てなわけで、以下、当無責任私設電子壁新聞に記しても問題ないだろうと思われる興味深い《光の日曜日》上演裏話。

★昨年の《金曜日》で主役のエヴァを演じたジェニー・ディヴァイが、当初は《日曜日》第1部の同役(とはいえ、ロマン派オペラ的な意味で同じキャラクターの登場人物なのかはなんとも言えんですけど)だったが、本番の数週間前に高橋さんに交代になった。当初は高橋さんは第4部の「各曜日サインの紹介」でのエヴァ役にキャスティングされていたとのことで、そっちをジェニーさんが歌った。こちらとすれば、高橋さんの大活躍が観られたので結果オーライ、でんな。過去にないほど難しい役で大変だったけど、本番はきっちり上手くいったとのことです。

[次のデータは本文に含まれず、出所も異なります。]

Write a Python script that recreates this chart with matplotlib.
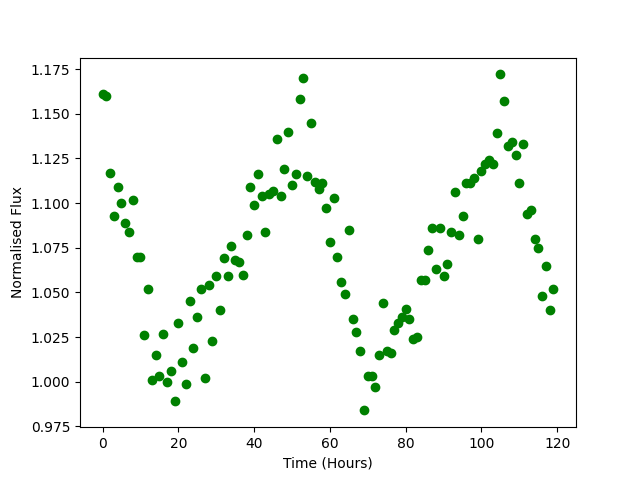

★その高橋さんが当初乗る予定だった第4場、全7作に付されたシンボルマークの説明というなんとも不思議な、「脚注ページ」みたいな場面でありますが、そこにマーク毎の香りが付けられていて、去る11月のフィルハーモニー・ド・パリでの上演ではラーメン丼みたいなものにお香セッティングし、それを何人ものスタッフが抱えてホール客席内を歩く、ということをした。なんとなんと、そのお香担当で高橋さんも参加していたそうな。直前に総合指揮(としか言い様がない)のパスカル氏から「ボランティアでやってくれる奴求む」という緊急連絡があったそうな。いやはや、全く気づきませんでした。

★これはちょっと微妙な発言になるのですが、昨年の《金曜日》は当初DVDにするという予定があったのだけど、結果的にフィルハーモニー・ド・パリのアルヒーフに映像が遺されているだけになった。その理由は、シュトックハウゼンの遺産管理をしているところが映像を細かくチェックして、猛烈なダメ出しなどがあって、なんのかんなんのかんの…ということだったとのこと。この辺りはあくまでも未確認のネットに書いてあった話として聞き流してくださらんと困るところなんですけどぉ、生前のシュトックハウゼンと近しく、実質上の知的所有権の管理のようなことをなさっている某氏(お判りの方なら「ああ、あの人ね」と想像なさっているであろう某フルート奏者さんです)が、今もしっかりそういうところに目を配っているとのこと。このル・バルコンのチクルスはそういう影響力が実質なくなったところから始まった、と勝手に思い込んでいただけに、へええええええええ、とビックリ。まだまだ亡きカールハインツ教祖様の亡霊、君臨してるんだなぁ。

★《日曜日》の映像は現在もまだ処理仕事などもあるそうで、一般公開やDVD化になるかはともかく、少なくともフィルハーモニー・ド・パリのアルヒーフには保存されることになるだろう、とのこと。

他にもいろいろあるんだけど、あの歴史的な舞台を眺めた方に興味がありそうなことはこんなものでしょうか。

多彩な活動をなさる高橋さんの公式YouTubeページはこちら。お正月らしいモンテヴェルディなんかもありますです。
https://www.youtube.com/@michikotakahashi3038
どんなことをなさる方か端的に知りたいなら、こちらをご覧あれ。当電子壁新聞を立ち読みなさってるような方なら、驚いちゃったりはしないでしょ。


上野の杜の歌の世界からも、こんな才能が出現するんですねぇ。ちょっと安心。